What is Esther Wojcicki’s trick to raising successful people? It’s a very simple TRICK – Trust, Respect, Independence, Collaboration and Kindness. These are the fundamental rules of her educational philosophy. Trusting your children and giving them enough independence from an early age is the key to raising well-rounded adults, equipped with mental and emotional stability who can brave any sort of difficulties life throws at them and still come out on top.

Her guide is full of inspirational personal stories, detailing her parenting method, which is the opposite of what you might have read in many other books. Esther Wojcicki doesn’t tell the parents reading her book what to do, there’s no step by step plan. Her message is Relax, step back and let your kids take control of their lives!
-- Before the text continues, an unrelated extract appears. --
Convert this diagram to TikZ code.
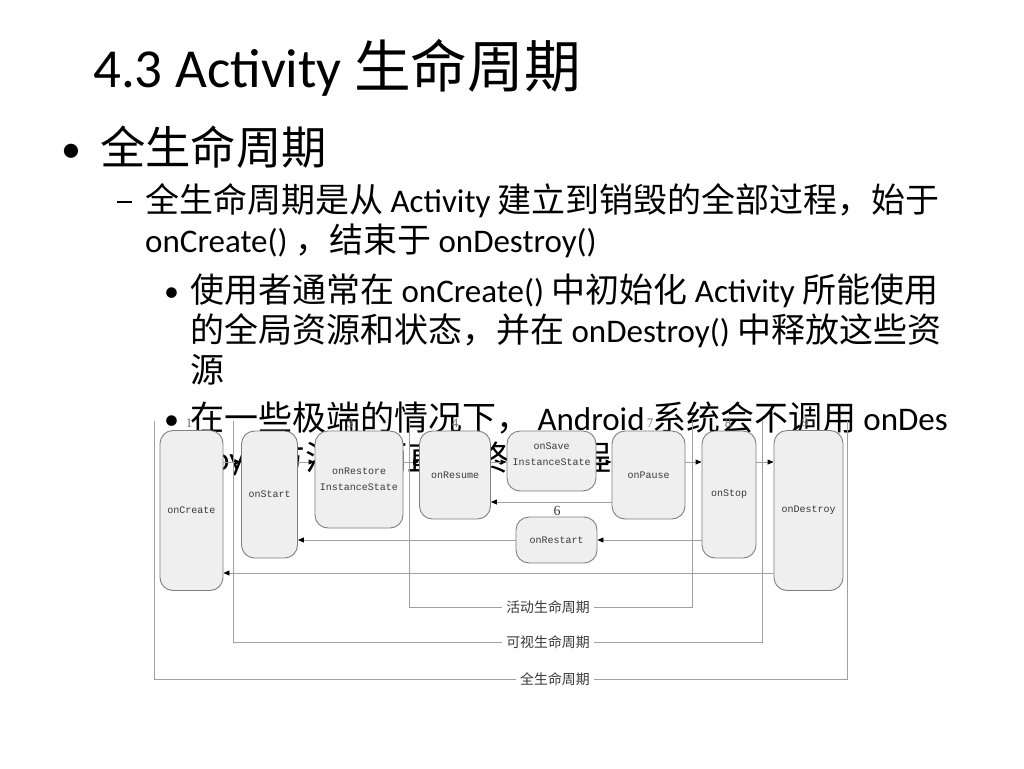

Esther Wojcicki’s parenting style is the opposite of the prevalent helicopter parenting method, where parents micromanage every aspect of their children’s lives.

Woc, as she is affectionately known, says in her book she treated her children as adults from day one. She never used baby talk, but spoke to her daughters as you talk to an adult, providing all the care an infant needs but respectful of their individuality. That’s fundamental in building Trust!

I trusted them and they trusted me. I never put them in danger but I also never stood in the way of them experiencing life or taking calculated risks, Esther Wojcicki says.

Allowing your children independence from an early age is about letting them take calculated risks which helps them become self-governing individuals, able to take care of themselves. Many parents out there wouldn’t dream of letting their kids unsupervised at home for five minutes, but Esther Wojcicki recalls in her book an episode when she sent her daughters, aged four and five, to a store next door to buy bread. She applies the same principles with her grandchildren – sending the eight-year old to buy school supplies and dropping a nine-year old at the barber’s to get a haircut on his own. These are all calculated risks, as there is no real danger in letting a child alone in a store. For the children this is not only an adventure, but a lesson in taking care of their own needs.

“They still talk about how important that was to them,” Wojcicki said. “They felt really trusted and capable … it made a big difference”,  she says.

I really recommend this book, because it gives parents a new way or a bunch of techniques to improve their parenting style. Choice is always yours, if you want to read or not.